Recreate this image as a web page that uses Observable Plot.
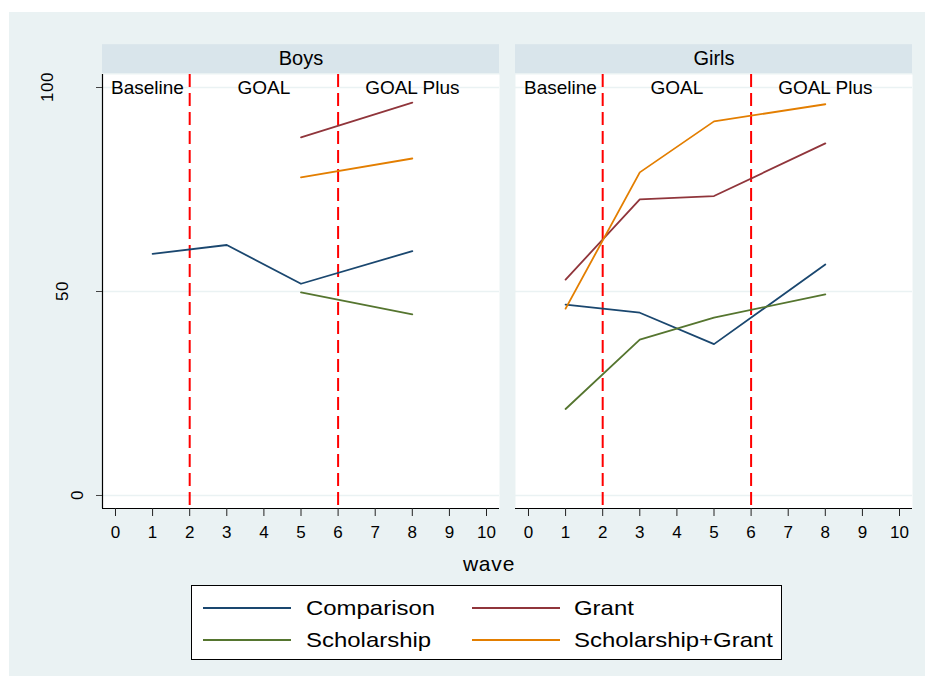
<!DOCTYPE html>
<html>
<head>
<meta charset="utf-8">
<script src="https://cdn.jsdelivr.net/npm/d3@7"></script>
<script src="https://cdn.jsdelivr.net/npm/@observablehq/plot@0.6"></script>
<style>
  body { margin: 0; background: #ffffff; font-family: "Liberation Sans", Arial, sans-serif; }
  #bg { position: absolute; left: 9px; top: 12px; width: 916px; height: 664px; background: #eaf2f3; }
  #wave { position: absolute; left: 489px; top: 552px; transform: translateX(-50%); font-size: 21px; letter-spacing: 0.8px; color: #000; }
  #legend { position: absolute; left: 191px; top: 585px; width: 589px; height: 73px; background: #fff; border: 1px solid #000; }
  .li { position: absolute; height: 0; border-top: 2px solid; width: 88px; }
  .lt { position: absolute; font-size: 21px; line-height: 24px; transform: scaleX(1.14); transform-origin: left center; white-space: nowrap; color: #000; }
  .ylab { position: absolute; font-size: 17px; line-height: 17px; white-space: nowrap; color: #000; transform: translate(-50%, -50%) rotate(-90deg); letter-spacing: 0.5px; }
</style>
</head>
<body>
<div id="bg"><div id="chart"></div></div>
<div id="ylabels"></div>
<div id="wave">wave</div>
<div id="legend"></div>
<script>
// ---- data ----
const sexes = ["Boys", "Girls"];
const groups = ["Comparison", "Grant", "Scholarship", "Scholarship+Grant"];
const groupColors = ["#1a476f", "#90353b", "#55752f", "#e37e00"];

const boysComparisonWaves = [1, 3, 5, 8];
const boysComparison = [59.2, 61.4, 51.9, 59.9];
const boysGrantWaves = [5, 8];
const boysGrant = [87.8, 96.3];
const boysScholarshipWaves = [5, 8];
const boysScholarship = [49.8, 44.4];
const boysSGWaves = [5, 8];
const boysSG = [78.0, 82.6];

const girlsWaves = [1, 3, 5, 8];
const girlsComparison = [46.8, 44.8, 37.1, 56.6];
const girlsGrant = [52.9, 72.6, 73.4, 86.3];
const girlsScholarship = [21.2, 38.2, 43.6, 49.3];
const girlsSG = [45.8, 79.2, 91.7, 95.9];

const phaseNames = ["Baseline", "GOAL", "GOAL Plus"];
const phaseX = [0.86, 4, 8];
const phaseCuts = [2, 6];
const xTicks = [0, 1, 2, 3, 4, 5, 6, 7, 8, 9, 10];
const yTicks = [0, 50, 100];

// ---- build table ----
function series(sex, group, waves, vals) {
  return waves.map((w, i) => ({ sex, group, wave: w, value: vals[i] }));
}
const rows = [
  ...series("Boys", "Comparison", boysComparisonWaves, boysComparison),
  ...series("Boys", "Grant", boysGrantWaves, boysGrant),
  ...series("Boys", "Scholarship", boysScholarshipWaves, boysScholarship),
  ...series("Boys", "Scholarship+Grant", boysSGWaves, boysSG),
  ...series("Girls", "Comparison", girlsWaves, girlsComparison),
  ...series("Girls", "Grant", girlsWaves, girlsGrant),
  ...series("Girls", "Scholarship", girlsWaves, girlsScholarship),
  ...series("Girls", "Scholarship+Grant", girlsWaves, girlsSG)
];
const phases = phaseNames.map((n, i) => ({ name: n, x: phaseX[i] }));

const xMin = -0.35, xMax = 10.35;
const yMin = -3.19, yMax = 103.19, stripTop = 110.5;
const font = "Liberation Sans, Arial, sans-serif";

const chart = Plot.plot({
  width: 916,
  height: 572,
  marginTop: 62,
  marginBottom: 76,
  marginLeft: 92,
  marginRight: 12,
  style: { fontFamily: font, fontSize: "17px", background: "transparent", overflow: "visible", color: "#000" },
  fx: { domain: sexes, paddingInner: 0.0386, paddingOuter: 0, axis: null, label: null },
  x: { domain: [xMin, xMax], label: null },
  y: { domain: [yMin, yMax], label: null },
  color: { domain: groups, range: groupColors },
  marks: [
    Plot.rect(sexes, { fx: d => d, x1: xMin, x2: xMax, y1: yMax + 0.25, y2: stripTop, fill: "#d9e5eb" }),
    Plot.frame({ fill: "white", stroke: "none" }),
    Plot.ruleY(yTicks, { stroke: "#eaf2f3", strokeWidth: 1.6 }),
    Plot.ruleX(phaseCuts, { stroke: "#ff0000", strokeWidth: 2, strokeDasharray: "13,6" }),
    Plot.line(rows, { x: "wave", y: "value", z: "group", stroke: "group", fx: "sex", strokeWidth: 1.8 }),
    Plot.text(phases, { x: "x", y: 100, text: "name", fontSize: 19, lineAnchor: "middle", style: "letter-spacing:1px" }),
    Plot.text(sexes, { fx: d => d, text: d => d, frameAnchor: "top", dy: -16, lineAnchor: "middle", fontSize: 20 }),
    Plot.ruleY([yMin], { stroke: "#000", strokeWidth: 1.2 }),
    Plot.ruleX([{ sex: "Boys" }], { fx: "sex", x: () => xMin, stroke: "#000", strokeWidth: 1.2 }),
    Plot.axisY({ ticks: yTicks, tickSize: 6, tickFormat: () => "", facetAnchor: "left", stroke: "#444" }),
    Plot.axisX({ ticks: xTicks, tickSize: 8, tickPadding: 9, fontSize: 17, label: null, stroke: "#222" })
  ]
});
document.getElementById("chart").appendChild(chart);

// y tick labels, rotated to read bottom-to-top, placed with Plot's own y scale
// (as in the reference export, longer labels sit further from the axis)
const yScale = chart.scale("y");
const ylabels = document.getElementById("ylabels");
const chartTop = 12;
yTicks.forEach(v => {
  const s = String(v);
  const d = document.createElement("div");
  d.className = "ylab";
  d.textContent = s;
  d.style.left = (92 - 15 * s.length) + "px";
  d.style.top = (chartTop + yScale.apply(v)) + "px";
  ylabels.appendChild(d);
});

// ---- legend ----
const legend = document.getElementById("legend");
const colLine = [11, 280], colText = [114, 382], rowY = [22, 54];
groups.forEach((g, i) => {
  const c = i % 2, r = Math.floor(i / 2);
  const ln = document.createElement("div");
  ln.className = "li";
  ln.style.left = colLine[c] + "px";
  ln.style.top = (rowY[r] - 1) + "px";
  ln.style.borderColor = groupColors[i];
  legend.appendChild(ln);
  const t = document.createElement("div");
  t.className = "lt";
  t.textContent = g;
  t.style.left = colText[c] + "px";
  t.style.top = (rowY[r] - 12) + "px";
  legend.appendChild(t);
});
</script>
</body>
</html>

· · · ·

### To do
Copy the material shown above in full and exactly. Skip the pictures.

### Exercise output
Recreate this image as a web page that uses Observable Plot.
<!DOCTYPE html>
<html>
<head>
<meta charset="utf-8">
<script src="https://cdn.jsdelivr.net/npm/d3@7"></script>
<script src="https://cdn.jsdelivr.net/npm/@observablehq/plot@0.6"></script>
<style>
  body { margin: 0; background: #ffffff; font-family: "Liberation Sans", Arial, sans-serif; }
  #bg { position: absolute; left: 9px; top: 12px; width: 916px; height: 664px; background: #eaf2f3; }
  #wave { position: absolute; left: 489px; top: 552px; transform: translateX(-50%); font-size: 21px; letter-spacing: 0.8px; color: #000; }
  #legend { position: absolute; left: 191px; top: 585px; width: 589px; height: 73px; background: #fff; border: 1px solid #000; }
  .li { position: absolute; height: 0; border-top: 2px solid; width: 88px; }
  .lt { position: absolute; font-size: 21px; line-height: 24px; transform: scaleX(1.14); transform-origin: left center; white-space: nowrap; color: #000; }
  .ylab { position: absolute; font-size: 17px; line-height: 17px; white-space: nowrap; color: #000; transform: translate(-50%, -50%) rotate(-90deg); letter-spacing: 0.5px; }
</style>
</head>
<body>
<div id="bg"><div id="chart"></div></div>
<div id="ylabels"></div>
<div id="wave">wave</div>
<div id="legend"></div>
<script>
// ---- data ----
const sexes = ["Boys", "Girls"];
const groups = ["Comparison", "Grant", "Scholarship", "Scholarship+Grant"];
const groupColors = ["#1a476f", "#90353b", "#55752f", "#e37e00"];

const boysComparisonWaves = [1, 3, 5, 8];
const boysComparison = [59.2, 61.4, 51.9, 59.9];
const boysGrantWaves = [5, 8];
const boysGrant = [87.8, 96.3];
const boysScholarshipWaves = [5, 8];
const boysScholarship = [49.8, 44.4];
const boysSGWaves = [5, 8];
const boysSG = [78.0, 82.6];

const girlsWaves = [1, 3, 5, 8];
const girlsComparison = [46.8, 44.8, 37.1, 56.6];
const girlsGrant = [52.9, 72.6, 73.4, 86.3];
const girlsScholarship = [21.2, 38.2, 43.6, 49.3];
const girlsSG = [45.8, 79.2, 91.7, 95.9];

const phaseNames = ["Baseline", "GOAL", "GOAL Plus"];
const phaseX = [0.86, 4, 8];
const phaseCuts = [2, 6];
const xTicks = [0, 1, 2, 3, 4, 5, 6, 7, 8, 9, 10];
const yTicks = [0, 50, 100];

// ---- build table ----
function series(sex, group, waves, vals) {
  return waves.map((w, i) => ({ sex, group, wave: w, value: vals[i] }));
}
const rows = [
  ...series("Boys", "Comparison", boysComparisonWaves, boysComparison),
  ...series("Boys", "Grant", boysGrantWaves, boysGrant),
  ...series("Boys", "Scholarship", boysScholarshipWaves, boysScholarship),
  ...series("Boys", "Scholarship+Grant", boysSGWaves, boysSG),
  ...series("Girls", "Comparison", girlsWaves, girlsComparison),
  ...series("Girls", "Grant", girlsWaves, girlsGrant),
  ...series("Girls", "Scholarship", girlsWaves, girlsScholarship),
  ...series("Girls", "Scholarship+Grant", girlsWaves, girlsSG)
];
const phases = phaseNames.map((n, i) => ({ name: n, x: phaseX[i] }));

const xMin = -0.35, xMax = 10.35;
const yMin = -3.19, yMax = 103.19, stripTop = 110.5;
const font = "Liberation Sans, Arial, sans-serif";

const chart = Plot.plot({
  width: 916,
  height: 572,
  marginTop: 62,
  marginBottom: 76,
  marginLeft: 92,
  marginRight: 12,
  style: { fontFamily: font, fontSize: "17px", background: "transparent", overflow: "visible", color: "#000" },
  fx: { domain: sexes, paddingInner: 0.0386, paddingOuter: 0, axis: null, label: null },
  x: { domain: [xMin, xMax], label: null },
  y: { domain: [yMin, yMax], label: null },
  color: { domain: groups, range: groupColors },
  marks: [
    Plot.rect(sexes, { fx: d => d, x1: xMin, x2: xMax, y1: yMax + 0.25, y2: stripTop, fill: "#d9e5eb" }),
    Plot.frame({ fill: "white", stroke: "none" }),
    Plot.ruleY(yTicks, { stroke: "#eaf2f3", strokeWidth: 1.6 }),
    Plot.ruleX(phaseCuts, { stroke: "#ff0000", strokeWidth: 2, strokeDasharray: "13,6" }),
    Plot.line(rows, { x: "wave", y: "value", z: "group", stroke: "group", fx: "sex", strokeWidth: 1.8 }),
    Plot.text(phases, { x: "x", y: 100, text: "name", fontSize: 19, lineAnchor: "middle", style: "letter-spacing:1px" }),
    Plot.text(sexes, { fx: d => d, text: d => d, frameAnchor: "top", dy: -16, lineAnchor: "middle", fontSize: 20 }),
    Plot.ruleY([yMin], { stroke: "#000", strokeWidth: 1.2 }),
    Plot.ruleX([{ sex: "Boys" }], { fx: "sex", x: () => xMin, stroke: "#000", strokeWidth: 1.2 }),
    Plot.axisY({ ticks: yTicks, tickSize: 6, tickFormat: () => "", facetAnchor: "left", stroke: "#444" }),
    Plot.axisX({ ticks: xTicks, tickSize: 8, tickPadding: 9, fontSize: 17, label: null, stroke: "#222" })
  ]
});
document.getElementById("chart").appendChild(chart);

// y tick labels, rotated to read bottom-to-top, placed with Plot's own y scale
// (as in the reference export, longer labels sit further from the axis)
const yScale = chart.scale("y");
const ylabels = document.getElementById("ylabels");
const chartTop = 12;
yTicks.forEach(v => {
  const s = String(v);
  const d = document.createElement("div");
  d.className = "ylab";
  d.textContent = s;
  d.style.left = (92 - 15 * s.length) + "px";
  d.style.top = (chartTop + yScale.apply(v)) + "px";
  ylabels.appendChild(d);
});

// ---- legend ----
const legend = document.getElementById("legend");
const colLine = [11, 280], colText = [114, 382], rowY = [22, 54];
groups.forEach((g, i) => {
  const c = i % 2, r = Math.floor(i / 2);
  const ln = document.createElement("div");
  ln.className = "li";
  ln.style.left = colLine[c] + "px";
  ln.style.top = (rowY[r] - 1) + "px";
  ln.style.borderColor = groupColors[i];
  legend.appendChild(ln);
  const t = document.createElement("div");
  t.className = "lt";
  t.textContent = g;
  t.style.left = colText[c] + "px";
  t.style.top = (rowY[r] - 12) + "px";
  legend.appendChild(t);
});
</script>
</body>
</html>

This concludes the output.